Jewish worship was liturgical. There was a specific order of service to be followed, and deviation from that order of service was a serious matter (as Aaron’s sons Nadab and Abihu quickly discovered) (Le 10:1-2). The twice daily sacrifices were accompanied by choirs singing psalms, and accompanied by instruments (2 Chron 5:12-14).
A remarkable continuity of worship practice exists between the Old Testament and the New, between Jewish worship and that of Christians. It is clear from the book of Acts that the earliest Christians were “continuing daily with one accord in the temple, and breaking bread from house to house” (Acts 2:46). Moreover, the lame man was healed as “Peter and John about to go into the temple” (Acts 3:3). And again, Luke says of the early church, that “were all with one accord in Solomon’s porch” (Acts 5:12). After the apostles were miraculously released from prison, the report was made to the “captain of the temple and the chief priests”: “Behold, the men whom ye put in prison are standing in the temple, and teaching the people” (Acts 5:25). After they had been beaten and released, it is said of the apostles: “And daily in the temple, and in every house, they ceased not to teach and preach Jesus Christ” (Acts 5:42).
Following the Babylonian captivity (and perhaps even before then), the Jews had two centers of worship. The most important center of worship was Jerusalem, which was were the temple was, and were the twice daily sacrifices were held. But those who could not be present at the temple gathered at the synagogue, which had its own liturgical style. This was the center of worship for the diaspora, and was where Paul went first on his missionary journeys (Acts 13:14-15; 14:1; 17:1-3; 18:4-6). Even in the book of Acts, it is clear that there was a particular order of worship, with an exhortation following the reading of the law and the prophets. W. O. E. Oesterley, in his book “The Jewish Background of the Christian Liturgy”, writes that basic form of Jewish Liturgy was 1) the reading of Scripture, and 2) prayer. The reading of Scripture included some sort of homily or exhortation; the prayers were varied in form, but followed an over all structure. The prayers tended to focus more on praise, thanksgiving, and confession of sins; intercessory prayers and supplications were secondary. The singing of psalms was interspersed throughout the services, binding the individual elements of the service together.

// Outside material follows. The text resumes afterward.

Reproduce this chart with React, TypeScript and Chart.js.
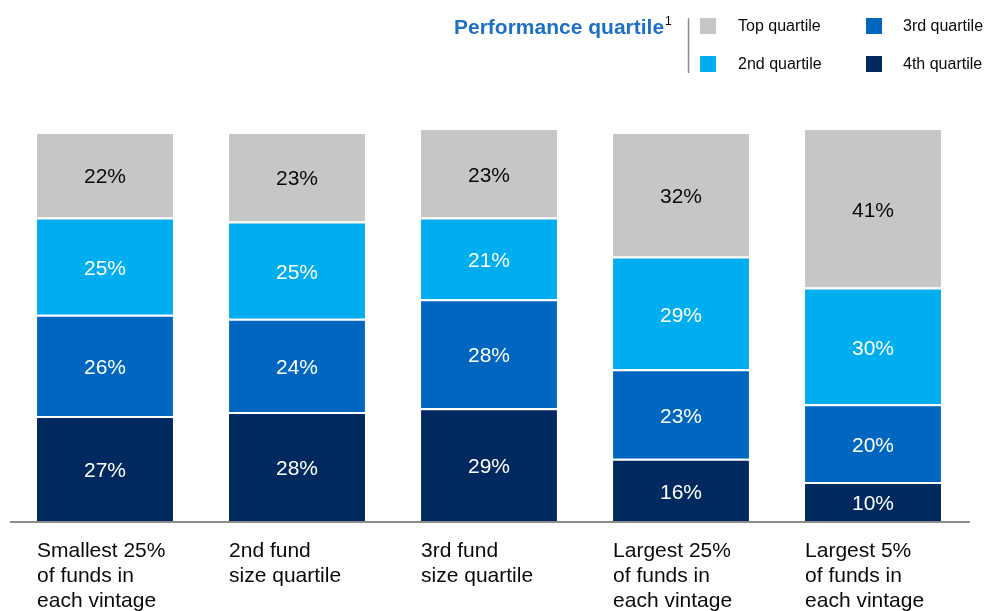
import React, { useEffect, useRef } from "react";
import { Chart, registerables } from "chart.js";
Chart.register(...registerables);

const categories: string[][] = [
  ["Smallest 25%", "of funds in", "each vintage"],
  ["2nd fund", "size quartile"],
  ["3rd fund", "size quartile"],
  ["Largest 25%", "of funds in", "each vintage"],
  ["Largest 5%", "of funds in", "each vintage"],
];
const fourthQuartile = [27, 28, 29, 16, 10];
const thirdQuartile = [26, 24, 28, 23, 20];
const secondQuartile = [25, 25, 21, 29, 30];
const topQuartile = [22, 23, 23, 32, 41];
const seriesNames = ["4th quartile", "3rd quartile", "2nd quartile", "Top quartile"];
const seriesColors = ["#002960", "#0066C0", "#00AEEF", "#C6C6C6"];
const legendTitle = "Performance quartile";
const legendNote = "1";

const FONT = "'Liberation Sans', Arial, sans-serif";

const overlayPlugin = {
  id: "overlay",
  afterDatasetsDraw(chart: any) {
    const ctx = chart.ctx;
    const area = chart.chartArea;
    ctx.save();
    // value labels
    ctx.font = `21px ${FONT}`;
    ctx.textAlign = "center";
    ctx.textBaseline = "middle";
    chart.data.datasets.forEach((ds: any, i: number) => {
      const meta = chart.getDatasetMeta(i);
      meta.data.forEach((el: any, j: number) => {
        const v = ds.data[j];
        ctx.fillStyle = i === 3 ? "#0A0A0A" : "#FFFFFF";
        ctx.fillText(`${v}%`, el.x, (el.y + el.base) / 2 + 3);
      });
    });
    // baseline
    ctx.strokeStyle = "#8C8C8C";
    ctx.lineWidth = 2;
    ctx.beginPath();
    ctx.moveTo(area.left + 1, area.bottom + 1);
    ctx.lineTo(area.right + 1, area.bottom + 1);
    ctx.stroke();
    // category labels
    ctx.fillStyle = "#0A0A0A";
    ctx.textAlign = "left";
    ctx.font = `21px ${FONT}`;
    const meta0 = chart.getDatasetMeta(0);
    meta0.data.forEach((el: any, j: number) => {
      const left = el.x - el.width / 2;
      categories[j].forEach((line, k) => {
        ctx.fillText(line, left, area.bottom + 30 + k * 25);
      });
    });
    // legend
    ctx.textBaseline = "middle";
    ctx.font = `bold 21px ${FONT}`;
    ctx.fillStyle = "#1D70C4";
    ctx.textAlign = "left";
    ctx.fillText(legendTitle, 454, 28);
    const tw = ctx.measureText(legendTitle).width;
    ctx.font = `12px ${FONT}`;
    ctx.fillStyle = "#0A0A0A";
    ctx.fillText(legendNote, 454 + tw + 1, 22);
    ctx.strokeStyle = "#8C8C8C";
    ctx.lineWidth = 1.5;
    ctx.beginPath();
    ctx.moveTo(688.5, 18);
    ctx.lineTo(688.5, 73);
    ctx.stroke();
    const items = [
      { idx: 3, sx: 700, tx: 738, y: 26 },
      { idx: 1, sx: 866, tx: 903, y: 26 },
      { idx: 2, sx: 700, tx: 738, y: 64 },
      { idx: 0, sx: 866, tx: 903, y: 64 },
    ];
    ctx.font = `16px ${FONT}`;
    items.forEach((it) => {
      ctx.fillStyle = seriesColors[it.idx];
      ctx.fillRect(it.sx, it.y - 8, 16, 16);
      ctx.fillStyle = "#0A0A0A";
      ctx.fillText(seriesNames[it.idx], it.tx, it.y + 1);
    });
    ctx.restore();
  },
};

export default function App() {
  const ref = useRef<HTMLCanvasElement | null>(null);
  useEffect(() => {
    if (!ref.current) return;
    const values = [fourthQuartile, thirdQuartile, secondQuartile, topQuartile];
    const chart = new Chart(ref.current, {
      type: "bar",
      data: {
        labels: categories.map((c) => c.join(" ")),
        datasets: values.map((d, i) => ({
          label: seriesNames[i],
          data: d,
          backgroundColor: seriesColors[i],
          borderColor: "#FFFFFF",
          borderWidth: { top: 2, bottom: 0, left: 0, right: 0 },
          borderSkipped: false,
          categoryPercentage: 1,
          barPercentage: 0.708,
        })),
      },
      options: {
        animation: false,
        responsive: false,
        maintainAspectRatio: false,
        layout: { padding: { top: 128, bottom: 90, left: 9, right: 16 } },
        plugins: { legend: { display: false }, tooltip: { enabled: false } },
        scales: {
          x: { stacked: true, display: false },
          y: { stacked: true, display: false, min: 0, max: 101 },
        },
      },
      plugins: [overlayPlugin],
    });
    return () => chart.destroy();
  }, []);
  return (
    <div style={{ position: "fixed", left: 0, top: 0, width: 985, height: 611, background: "#fff" }}>
      <canvas ref={ref} width={985} height={611} style={{ display: "block", width: 985, height: 611 }} />
    </div>
  );
}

The apostles, those with them in the upper room, and the converts following the feast of Pentecost were all Jews, and all familiar with liturgical worship. They continued in that worship in the temple, but also went from house to house celebrating the eucharist. It would be quite unexpected for Jews, used to liturgical worship, to conduct their services in any other way.
Gabe Martini, in his “On Behalf of All” blog, notes how church architecture has followed, and continues to follow, the architectural model bequeathed to us from the Jews. There is a remarkable continuity of worship between the Old and New Testaments.